━━ Available records

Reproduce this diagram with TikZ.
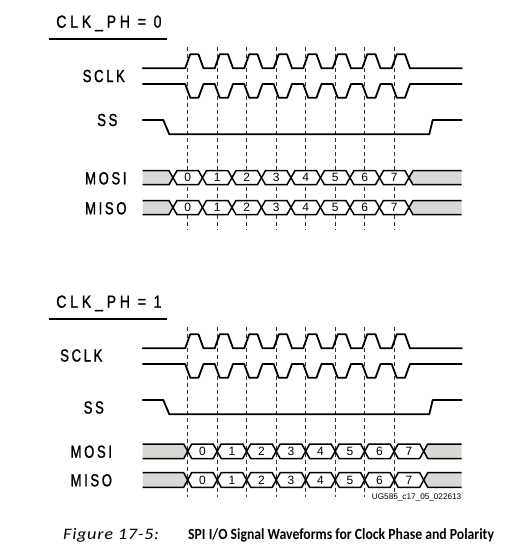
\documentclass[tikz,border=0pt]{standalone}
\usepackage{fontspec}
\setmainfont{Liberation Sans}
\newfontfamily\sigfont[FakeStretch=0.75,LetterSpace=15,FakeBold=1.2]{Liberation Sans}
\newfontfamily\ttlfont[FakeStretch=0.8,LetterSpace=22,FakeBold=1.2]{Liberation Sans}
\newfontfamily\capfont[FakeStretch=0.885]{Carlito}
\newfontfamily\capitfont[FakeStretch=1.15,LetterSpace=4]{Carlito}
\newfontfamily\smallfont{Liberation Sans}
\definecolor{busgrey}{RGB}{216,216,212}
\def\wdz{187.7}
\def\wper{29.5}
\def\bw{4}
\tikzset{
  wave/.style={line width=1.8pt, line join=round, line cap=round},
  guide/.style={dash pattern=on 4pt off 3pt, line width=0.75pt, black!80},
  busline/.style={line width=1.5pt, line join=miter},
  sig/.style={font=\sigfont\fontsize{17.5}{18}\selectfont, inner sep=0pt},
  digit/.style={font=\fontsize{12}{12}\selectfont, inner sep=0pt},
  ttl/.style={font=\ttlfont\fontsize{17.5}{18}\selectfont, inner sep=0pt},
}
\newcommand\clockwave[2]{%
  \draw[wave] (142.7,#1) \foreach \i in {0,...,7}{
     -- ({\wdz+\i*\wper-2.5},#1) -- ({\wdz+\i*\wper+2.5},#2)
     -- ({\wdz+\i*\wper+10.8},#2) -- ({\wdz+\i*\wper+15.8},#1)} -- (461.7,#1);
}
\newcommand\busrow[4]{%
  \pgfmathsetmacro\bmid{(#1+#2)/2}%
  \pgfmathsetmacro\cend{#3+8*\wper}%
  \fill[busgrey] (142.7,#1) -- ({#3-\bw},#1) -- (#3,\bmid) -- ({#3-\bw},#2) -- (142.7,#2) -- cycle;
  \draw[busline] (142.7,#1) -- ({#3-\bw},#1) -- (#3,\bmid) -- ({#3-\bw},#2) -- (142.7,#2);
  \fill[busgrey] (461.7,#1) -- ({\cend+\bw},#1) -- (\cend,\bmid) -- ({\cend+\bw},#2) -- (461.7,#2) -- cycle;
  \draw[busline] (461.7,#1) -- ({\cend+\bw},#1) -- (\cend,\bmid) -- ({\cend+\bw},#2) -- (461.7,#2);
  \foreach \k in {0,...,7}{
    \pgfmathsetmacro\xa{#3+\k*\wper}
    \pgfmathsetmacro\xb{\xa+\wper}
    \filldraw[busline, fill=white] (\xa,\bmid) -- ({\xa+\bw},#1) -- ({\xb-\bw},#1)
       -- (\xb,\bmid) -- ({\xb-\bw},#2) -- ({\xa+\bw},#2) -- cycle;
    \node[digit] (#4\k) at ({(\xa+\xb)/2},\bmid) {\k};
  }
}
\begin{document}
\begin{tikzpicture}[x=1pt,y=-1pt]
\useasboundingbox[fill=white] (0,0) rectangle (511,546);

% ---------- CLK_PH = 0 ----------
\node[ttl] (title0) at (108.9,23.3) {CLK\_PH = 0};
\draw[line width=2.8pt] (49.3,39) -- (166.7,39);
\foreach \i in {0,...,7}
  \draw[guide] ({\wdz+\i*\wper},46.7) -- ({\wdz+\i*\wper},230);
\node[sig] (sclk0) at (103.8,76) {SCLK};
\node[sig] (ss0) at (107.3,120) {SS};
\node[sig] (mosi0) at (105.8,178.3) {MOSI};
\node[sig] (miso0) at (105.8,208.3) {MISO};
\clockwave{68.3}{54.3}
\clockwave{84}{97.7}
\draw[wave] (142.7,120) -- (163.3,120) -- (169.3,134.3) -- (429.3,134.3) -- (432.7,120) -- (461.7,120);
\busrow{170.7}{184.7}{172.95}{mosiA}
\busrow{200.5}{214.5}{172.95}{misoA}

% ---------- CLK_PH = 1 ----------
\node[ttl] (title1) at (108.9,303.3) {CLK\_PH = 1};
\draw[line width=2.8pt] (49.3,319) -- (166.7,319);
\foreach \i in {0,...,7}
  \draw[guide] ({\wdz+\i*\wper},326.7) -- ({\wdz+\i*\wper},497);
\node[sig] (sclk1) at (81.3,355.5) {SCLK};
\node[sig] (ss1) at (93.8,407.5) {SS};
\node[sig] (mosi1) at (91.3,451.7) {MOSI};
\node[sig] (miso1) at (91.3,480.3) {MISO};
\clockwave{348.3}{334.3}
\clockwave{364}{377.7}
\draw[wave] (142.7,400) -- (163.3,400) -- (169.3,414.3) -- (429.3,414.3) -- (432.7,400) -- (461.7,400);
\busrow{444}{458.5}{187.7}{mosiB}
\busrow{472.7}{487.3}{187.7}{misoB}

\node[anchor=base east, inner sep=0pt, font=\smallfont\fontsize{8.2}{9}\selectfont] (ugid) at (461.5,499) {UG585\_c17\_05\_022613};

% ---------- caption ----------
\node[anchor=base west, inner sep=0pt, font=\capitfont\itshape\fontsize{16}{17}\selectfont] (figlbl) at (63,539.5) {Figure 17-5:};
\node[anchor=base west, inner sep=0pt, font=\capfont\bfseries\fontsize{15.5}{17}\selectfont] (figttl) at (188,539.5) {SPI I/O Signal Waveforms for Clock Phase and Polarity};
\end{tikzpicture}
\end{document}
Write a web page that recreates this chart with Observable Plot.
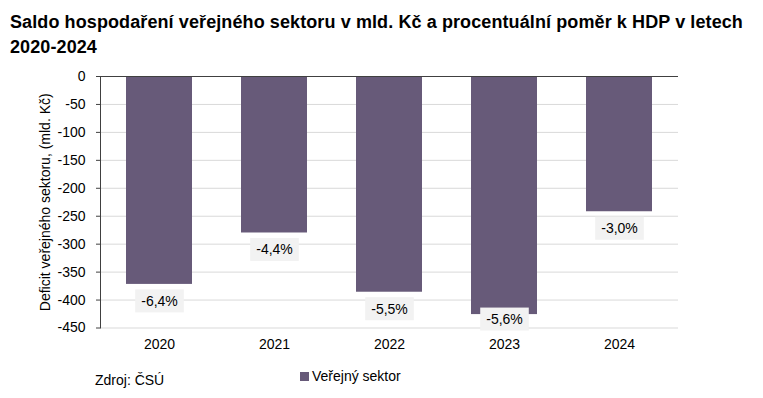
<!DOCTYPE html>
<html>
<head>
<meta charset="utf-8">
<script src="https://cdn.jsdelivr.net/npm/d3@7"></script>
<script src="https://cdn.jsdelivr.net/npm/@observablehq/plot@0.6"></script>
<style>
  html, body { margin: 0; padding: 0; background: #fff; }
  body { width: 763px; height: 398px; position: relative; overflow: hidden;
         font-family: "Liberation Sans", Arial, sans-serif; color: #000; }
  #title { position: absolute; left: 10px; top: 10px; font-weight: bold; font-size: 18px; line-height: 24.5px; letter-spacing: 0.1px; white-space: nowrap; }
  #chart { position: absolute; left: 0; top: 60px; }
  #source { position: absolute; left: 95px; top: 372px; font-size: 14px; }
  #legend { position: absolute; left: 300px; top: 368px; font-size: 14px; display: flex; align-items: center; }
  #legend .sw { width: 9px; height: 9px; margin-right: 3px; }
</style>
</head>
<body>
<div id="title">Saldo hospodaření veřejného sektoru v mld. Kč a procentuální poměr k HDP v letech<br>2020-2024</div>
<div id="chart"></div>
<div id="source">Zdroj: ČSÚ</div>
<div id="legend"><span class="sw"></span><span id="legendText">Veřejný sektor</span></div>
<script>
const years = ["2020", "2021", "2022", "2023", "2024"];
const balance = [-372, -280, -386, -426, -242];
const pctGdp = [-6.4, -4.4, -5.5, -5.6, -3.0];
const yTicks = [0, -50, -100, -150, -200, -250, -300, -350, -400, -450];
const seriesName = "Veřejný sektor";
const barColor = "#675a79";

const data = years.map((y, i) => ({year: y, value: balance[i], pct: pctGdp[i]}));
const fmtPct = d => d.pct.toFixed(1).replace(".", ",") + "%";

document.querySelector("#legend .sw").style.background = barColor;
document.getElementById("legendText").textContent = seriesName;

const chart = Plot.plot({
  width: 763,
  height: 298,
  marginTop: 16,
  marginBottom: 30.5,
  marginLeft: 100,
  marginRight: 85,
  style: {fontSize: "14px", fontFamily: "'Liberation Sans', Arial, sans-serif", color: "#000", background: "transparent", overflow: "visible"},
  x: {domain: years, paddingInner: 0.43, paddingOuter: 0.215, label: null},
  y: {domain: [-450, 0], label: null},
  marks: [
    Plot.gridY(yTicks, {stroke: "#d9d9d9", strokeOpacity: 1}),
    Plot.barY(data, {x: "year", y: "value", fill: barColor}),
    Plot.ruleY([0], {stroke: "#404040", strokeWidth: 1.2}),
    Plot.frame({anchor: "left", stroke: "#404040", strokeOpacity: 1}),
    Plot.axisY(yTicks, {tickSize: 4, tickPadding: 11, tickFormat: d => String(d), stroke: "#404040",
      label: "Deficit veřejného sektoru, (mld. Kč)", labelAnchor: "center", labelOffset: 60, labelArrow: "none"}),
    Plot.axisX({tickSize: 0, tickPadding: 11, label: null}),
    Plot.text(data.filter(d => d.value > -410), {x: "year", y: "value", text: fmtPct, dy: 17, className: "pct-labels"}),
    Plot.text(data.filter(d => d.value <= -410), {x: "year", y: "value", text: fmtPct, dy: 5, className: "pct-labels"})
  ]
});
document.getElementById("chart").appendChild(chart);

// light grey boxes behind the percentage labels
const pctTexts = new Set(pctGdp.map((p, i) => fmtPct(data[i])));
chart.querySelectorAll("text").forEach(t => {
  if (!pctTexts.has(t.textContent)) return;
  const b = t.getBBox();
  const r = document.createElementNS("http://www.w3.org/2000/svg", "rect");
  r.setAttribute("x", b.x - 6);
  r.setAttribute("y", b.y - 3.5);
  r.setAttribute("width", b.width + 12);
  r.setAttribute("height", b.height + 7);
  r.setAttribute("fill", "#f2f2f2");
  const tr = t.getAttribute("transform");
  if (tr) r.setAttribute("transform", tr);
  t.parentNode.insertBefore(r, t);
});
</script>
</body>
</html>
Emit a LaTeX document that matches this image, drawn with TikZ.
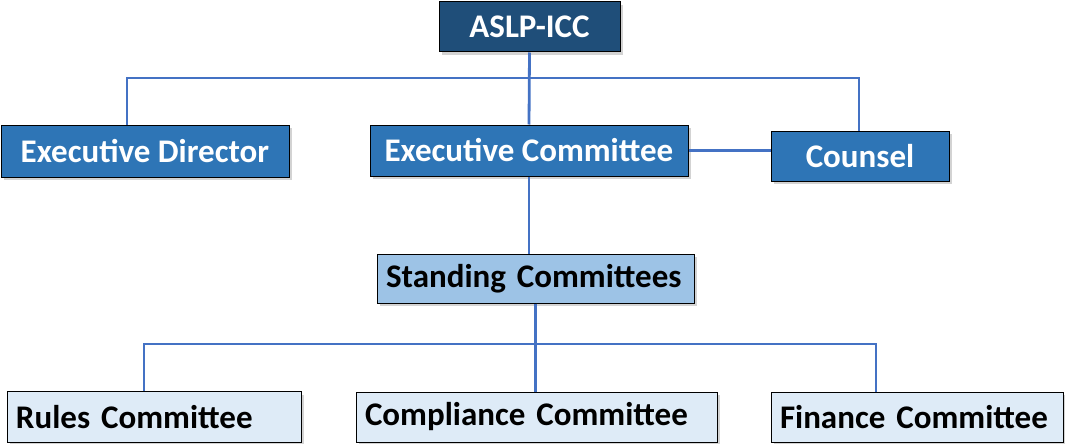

━━━━

• [Work to complete]
Go through the records above, find every line with the word "this", and list those lines.

• [Solution below]
Reproduce this diagram with TikZ.
Write a web page that recreates this chart with Observable Plot.
Emit a LaTeX document that matches this image, drawn with TikZ.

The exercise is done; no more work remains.